Australia and New Zealand have the highest incidence and mortality rates of melanoma in the world, according to Australia's Department of Health and Aging. In those two countries, the risk of developing melanoma before the age of 75 is one in 24 for males and one in 34 for females.
The blame game
Australians and Kiwis battling skin cancer today have their fair British and European ancestors to blame (in part), according to experts. Migration patterns over the past few hundred years have created a scenario in which most people's skin pigmentations are no longer suited to their environments — as is the case with Australians' and New Zealanders' ancestors coming, in large part, from the British Isles. Fair-skinned populations that migrated to areas with high ambient levels of solar ultraviolet radiation have experienced a jump in the incidence of both melanoma and non-melanoma skin cancers, Lucas says.
Likewise, even when the migration is short-lived it can have an impact. Countless fair-skinned residents of northern European countries regularly holiday in sunny locales, such as the south of France, and have a tendency to let their guard down, says Dr. Orit Markowitz, a clinical instructor at the Mount Sinai School of Medicine. In other words, they bask in the sun rather than take steps to protect themselves from it.

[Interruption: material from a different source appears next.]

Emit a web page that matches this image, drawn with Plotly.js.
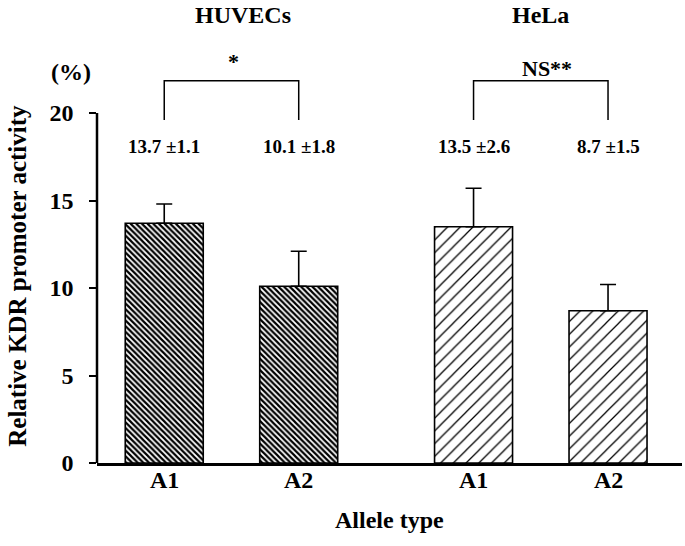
<!DOCTYPE html>
<html>
<head>
<meta charset="utf-8">
<script src="https://cdn.plot.ly/plotly-3.0.1.min.js"></script>
<style>
  html, body { margin: 0; padding: 0; background: #fff; }
  #chart { width: 685px; height: 546px; }
</style>
</head>
<body>
<div id="chart"></div>
<script>
// values
var cells = ['HUVECs', 'HUVECs', 'HeLa', 'HeLa'];
var alleles = ['A1', 'A2', 'A1', 'A2'];
var means = [13.7, 10.1, 13.5, 8.7];
var errs = [1.1, 2.0, 2.2, 1.5];   // error bars as drawn
var labels = ['13.7 \u00b11.1', '10.1 \u00b11.8', '13.5 \u00b12.6', '8.7 \u00b11.5'];
var groups = ['HUVECs', 'HeLa'];
var signif = ['*', 'NS**'];
var yTicks = [0, 5, 10, 15, 20];

var FONT = 'Liberation Serif, Times New Roman, serif';

// bar positions: one unit between alleles, a wider gap between the cell groups
var pos = cells.map(function (c, i) { return i + groups.indexOf(c) * 0.3; });

function pick(arr, g) {
  return arr.filter(function (v, i) { return cells[i] === g; });
}

var patterns = {
  HUVECs: {shape: '\\', size: 4, solidity: 0.55, fgcolor: '#000', bgcolor: '#fff'},
  HeLa: {shape: '/', size: 9, solidity: 0.14, fgcolor: '#000', bgcolor: '#fff'}
};

var data = groups.map(function (g) {
  return {
    type: 'bar',
    x: pick(pos, g),
    y: pick(means, g),
    width: 0.58,
    marker: {
      color: '#fff',
      line: {color: '#000', width: 1.6},
      pattern: patterns[g]
    },
    error_y: {
      type: 'data',
      symmetric: false,
      array: pick(errs, g),
      arrayminus: pick(errs, g).map(function () { return 0; }),
      color: '#000',
      thickness: 1.6,
      width: 8
    },
    hoverinfo: 'skip',
    showlegend: false
  };
});

var shapes = [];
var annotations = [];

// y axis line only from 0 to 20
shapes.push({type: 'line', xref: 'paper', x0: 0, x1: 0, yref: 'y', y0: 0, y1: 20,
  line: {color: '#000', width: 2.5}});

groups.forEach(function (g, k) {
  var xs = pick(pos, g);
  var mid = (xs[0] + xs[1]) / 2;
  shapes.push({
    type: 'path', xref: 'x', yref: 'y',
    path: 'M ' + xs[0] + ',19.6 L ' + xs[0] + ',21.85 L ' + xs[1] + ',21.85 L ' + xs[1] + ',19.6',
    line: {color: '#000', width: 1.5}
  });
  annotations.push({x: mid, xref: 'x', xshift: k === 0 ? 12 : 0, y: 1.067, yref: 'paper',
    yanchor: 'middle', text: '<b>' + g + '</b>',
    showarrow: false, font: {family: FONT, size: 24, color: '#000'}});
  annotations.push({x: mid, xref: 'x', xshift: k === 0 ? 2 : 6, y: k === 0 ? 22.95 : 22.55, yref: 'y',
    text: '<b>' + signif[k] + '</b>',
    showarrow: false, font: {family: FONT, size: 22, color: '#000'}});
});

labels.forEach(function (t, i) {
  annotations.push({x: pos[i], xref: 'x', y: 18.1, yref: 'y', text: '<b>' + t + '</b>',
    showarrow: false, font: {family: FONT, size: 19, color: '#000'}});
});

// x tick labels and axis titles
alleles.forEach(function (a, i) {
  annotations.push({x: pos[i], xref: 'x', y: 0, yref: 'paper', yanchor: 'top', yshift: -2,
    text: '<b>' + a + '</b>', showarrow: false, font: {family: FONT, size: 24, color: '#000'}});
});
annotations.push({x: 0.5, xref: 'paper', xanchor: 'center', y: 0, yref: 'paper', yanchor: 'top', yshift: -42,
  text: '<b>Allele type</b>', showarrow: false, font: {family: FONT, size: 24, color: '#000'}});

annotations.push({x: -0.044, xref: 'paper', xanchor: 'center', y: 22.35, yref: 'y', text: '<b>(%)</b>',
  showarrow: false, font: {family: FONT, size: 24, color: '#000'}});
annotations.push({x: -0.135, xref: 'paper', xanchor: 'center', y: 10.7, yref: 'y', textangle: -90,
  text: '<b>Relative KDR promoter activity</b>',
  showarrow: false, font: {family: FONT, size: 25, color: '#000'}});

var layout = {
  width: 685,
  height: 546,
  margin: {l: 97, r: 3, t: 43, b: 83},
  paper_bgcolor: '#fff',
  plot_bgcolor: '#fff',
  font: {family: FONT, color: '#000'},
  xaxis: {
    range: [-0.5, 3.85],
    showticklabels: false,
    ticks: '',
    showgrid: false,
    zeroline: false,
    showline: true,
    linecolor: '#000',
    linewidth: 2.5
  },
  yaxis: {
    range: [0, 24],
    tickvals: yTicks,
    // trailing spaces push the labels a little further from the axis
    ticktext: yTicks.map(function (v) { return '<b>' + v + '</b>\u00a0\u2009'; }),
    tickfont: {family: FONT, size: 24, color: '#000'},
    ticks: 'outside',
    ticklen: 7,
    tickwidth: 2,
    tickcolor: '#000',
    showgrid: false,
    zeroline: false,
    showline: false
  },
  shapes: shapes,
  annotations: annotations,
  bargap: 0
};

Plotly.newPlot('chart', data, layout, {displayModeBar: false, staticPlot: true});
</script>
</body>
</html>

Studies have shown that while there is generally an increase in the incidence of melanoma as latitude decreases (closer to the equator), mortality from melanoma is four to six times higher in Nordic countries than in Mediterranean countries, according to the WHO. Given that melanoma is believed to be related to intermittent, intense sun exposure (especially for those who are fair), light-skinned northern Europeans who vacation in the sun are putting themselves at high risk.
It's a cultural thing
A region's cultural beliefs affect its burden of UV-related skin cancer too, says Dr. Henry W. Lim, chairman of the Department of Dermatology for the Henry Ford Health System and immediate past vice president of the American Academy of Dermatology. While many Americans still can't free themselves of the notion that a tan makes you look healthy (one reason why the country may have topped the list), in Asian countries, such as Japan and China, tanning is far less culturally acceptable. It's even believed to be associated with a lower socio-economic status, says Lim.
"The use of the parasol for photo-aging protection is very common among women there," Lim says, "while it's rare in the U.S."
Along those lines, many countries with large Muslim populations, such as Maldives, Bangladesh, Indonesia and Somalia, fell toward the bottom of the list, likely because of their skin pigmentation, a traditional style of dress that's protective against high ambient UV radiation and an adaptation in behavior over the years. In other words, you probably won't find many natives of these areas lying out on the beach.
Latitude and altitude also play roles, since the sun is more direct and UV radiation levels higher in latitudes close to the equator; a thin atmosphere absorbs less UV radiation at high altitudes.
Of course, many countries with high rates of skin cancer, such as Australia, have been working hard in recent years to raise awareness, particularly among young people, about the risks associated with sun exposure. The country's National Skin Cancer Awareness Campaign, for instance, aims to make it socially acceptable for people to adopt multiple sun protection behaviours, rather than just relying on sunscreen.
But, experts say, there's still plenty of room for improvement.
"People have got the message," Lucas says, "but I don't think it always translates into behaviour."